Sunday, 15 June 2014

Year 13 Bio Goes to Liggins

On Friday five Year 13 students went to the Liggins Institute at the University of Auckland. The lab was run by a teacher who has previously taught at Tamaki College, so he knew all of our students already. 

Students learned about how important the prenatal environment is - how mothers can best prepare their unborn children for life, and that Liggins is helping to study how the prenatal environment can correlate with some diseases that appear during middle age.

Next students got to practice using pipettes and setting up samples for PCR.  Students then got to set up and run gel electrophoresis to try and work out how many base pairs were in a given sample of DNA.  Then it was time for lunch!

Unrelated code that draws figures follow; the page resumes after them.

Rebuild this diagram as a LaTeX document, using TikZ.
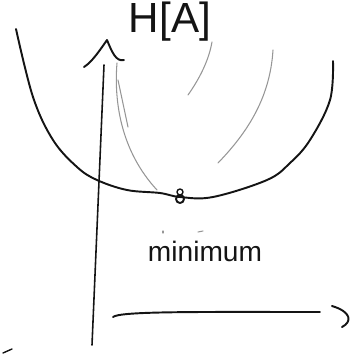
\documentclass[tikz,border=0pt]{standalone}
\usepackage{fontspec}
\setmainfont{Liberation Sans}
\usetikzlibrary{positioning}
\definecolor{ink}{RGB}{20,20,20}
\definecolor{pencil}{RGB}{150,150,150}

\begin{document}
\begin{tikzpicture}[x=0.02cm, y=-0.02cm,
  stroke/.style={draw=ink, line width=1.1pt, line cap=round, line join=round},
  faint/.style={draw=pencil, line width=0.6pt, line cap=round},
  label/.style={text=ink, inner sep=0pt}
]
\useasboundingbox (0,0) rectangle (360,360);
% labels
\node[label, font=\fontsize{24}{26}\selectfont, anchor=north] (HA) at (170,2) {H[A]};
\node[label, font=\fontsize{16}{18}\selectfont] (mini) at (205,251) {minimum};
% axes
\coordinate (origin) at (92,345);
\coordinate (ytop) at (104,65);
\coordinate (xstart) at (113,317);
\coordinate (xend) at (320,312);
\draw[stroke, line width=0.9pt] (origin) -- (ytop);
\draw[stroke] (84,67) .. controls (92,62) and (100,50) .. (107,40) .. controls (112,52) and (116,62) .. (124,60);
\draw[stroke] (xstart) .. controls (120,311) and (200,312) .. (xend);
\draw[stroke] (332,306) .. controls (352,312) and (352,322) .. (342,327);
% the bowl
\draw[stroke] plot[smooth, tension=0.6] coordinates {(16,29) (33,97) (53,140) (77,167) (97,180) (127,190) (160,193) (180,197) (213,197) (267,180) (290,163) (310,140) (330,100) (333,61)};
\node[circle, stroke, inner sep=0pt, minimum size=0.16cm] (minpt) at (180,199) {};
\draw[stroke, line width=0.8pt] (180,192) circle[radius=3];
% pencil lines
\draw[faint] (117,63) .. controls (114,100) and (120,150) .. (157,190);
\draw[faint] (118,80) -- (128,127);
\draw[faint] (212,42) .. controls (208,65) and (195,85) .. (188,95);
\draw[faint] (273,50) .. controls (270,100) and (245,135) .. (218,163);
% stray marks
\draw[faint] (163,231) -- (163,233);
\draw[faint] (198,232) -- (203,231);
\draw[stroke, line width=0.8pt] (3,353) -- (12,349);
\end{tikzpicture}
\end{document}
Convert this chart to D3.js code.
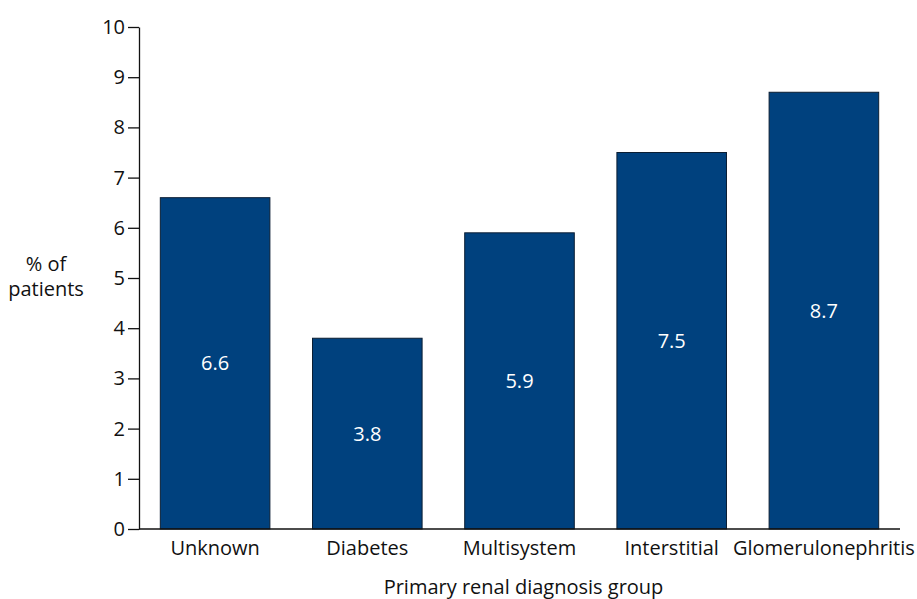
<!DOCTYPE html>
<html>
<head>
<meta charset="utf-8">
<script src="https://cdn.jsdelivr.net/npm/d3@7"></script>
<style>
  body { margin: 0; background: #fff; }
  text { font-family: "Open Sans", "Noto Sans", sans-serif; fill: #111; }
</style>
</head>
<body>
<div id="chart"></div>
<script>
// chart data
var categories = ["Unknown", "Diabetes", "Multisystem", "Interstitial", "Glomerulonephritis"];
var values = [6.6, 3.8, 5.9, 7.5, 8.7];
var yTicks = [0, 1, 2, 3, 4, 5, 6, 7, 8, 9, 10];

var width = 917, height = 599;
var margin = {top: 27, right: 17, bottom: 70, left: 139};

var svg = d3.select("#chart").append("svg")
  .attr("width", width)
  .attr("height", height);

var x = d3.scaleBand()
  .domain(categories)
  .range([margin.left, width - margin.right])
  .paddingInner(0.28)
  .paddingOuter(0.14);

var y = d3.scaleLinear()
  .domain([0, 10])
  .range([height - margin.bottom, margin.top]);

// bars
svg.append("g")
  .selectAll("rect")
  .data(values)
  .enter().append("rect")
    .attr("x", function(d, i) { return x(categories[i]); })
    .attr("y", function(d) { return y(d); })
    .attr("width", x.bandwidth())
    .attr("height", function(d) { return y(0) - y(d); })
    .attr("fill", "#00417e")
    .attr("stroke", "#0b1e33")
    .attr("stroke-width", 1);

// value labels inside the bars
svg.append("g")
  .selectAll("text")
  .data(values)
  .enter().append("text")
    .attr("x", function(d, i) { return x(categories[i]) + x.bandwidth() / 2; })
    .attr("y", function(d) { return (y(d) + y(0)) / 2; })
    .attr("dy", "0.35em")
    .attr("text-anchor", "middle")
    .style("fill", "#fff")
    .style("font-size", "20px")
    .text(function(d) { return d.toFixed(1); });

// y axis
var yAxis = svg.append("g")
  .attr("transform", "translate(" + margin.left + ",0)")
  .call(d3.axisLeft(y).tickValues(yTicks).tickSize(11).tickPadding(3).tickSizeOuter(0));
yAxis.select(".domain").attr("stroke", "#111").attr("stroke-width", 1.3);
yAxis.selectAll(".tick line").attr("stroke", "#111").attr("stroke-width", 1.3);
yAxis.selectAll("text").style("font-size", "20px").style("fill", "#111");

// x axis baseline
svg.append("line")
  .attr("x1", margin.left)
  .attr("x2", width - margin.right)
  .attr("y1", y(0))
  .attr("y2", y(0))
  .attr("stroke", "#111")
  .attr("stroke-width", 1.3);

// category labels
svg.append("g")
  .selectAll("text")
  .data(categories)
  .enter().append("text")
    .attr("x", function(d) { return x(d) + x.bandwidth() / 2; })
    .attr("y", y(0) + 26)
    .attr("text-anchor", "middle")
    .style("font-size", "20px")
    .text(function(d) { return d; });

// axis titles
svg.append("text")
  .attr("x", (margin.left + width - margin.right) / 2 + 4)
  .attr("y", 594)
  .attr("text-anchor", "middle")
  .style("font-size", "20px")
  .text("Primary renal diagnosis group");

var yTitle = svg.append("text")
  .attr("text-anchor", "middle")
  .style("font-size", "20px");
yTitle.append("tspan").attr("x", 46).attr("y", 271).text("% of");
yTitle.append("tspan").attr("x", 46).attr("y", 296).text("patients");
</script>
</body>
</html>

After refilling on Subway sandwiches, students got to meet some real scientists and ask them questions about their research and their time at university. One scientist surprised the students by talking about how her programme had allowed students to work with cadavers - people who had died and donated their body to science.  There were a few questions asked after that!  After the scientists left it was time to look at a photograph of the gel electrophoresis results and see who had run it properly!

As we finished up, the teachers stood to one side chatting about teaching and learning platforms and biology etc etc... the students completely blew us away by spontaneously moving the lab chairs into a circle and chatting to students from Sir Edmund Hillary Collegiate! It was so nice to see, and there was  a LOT of laughing.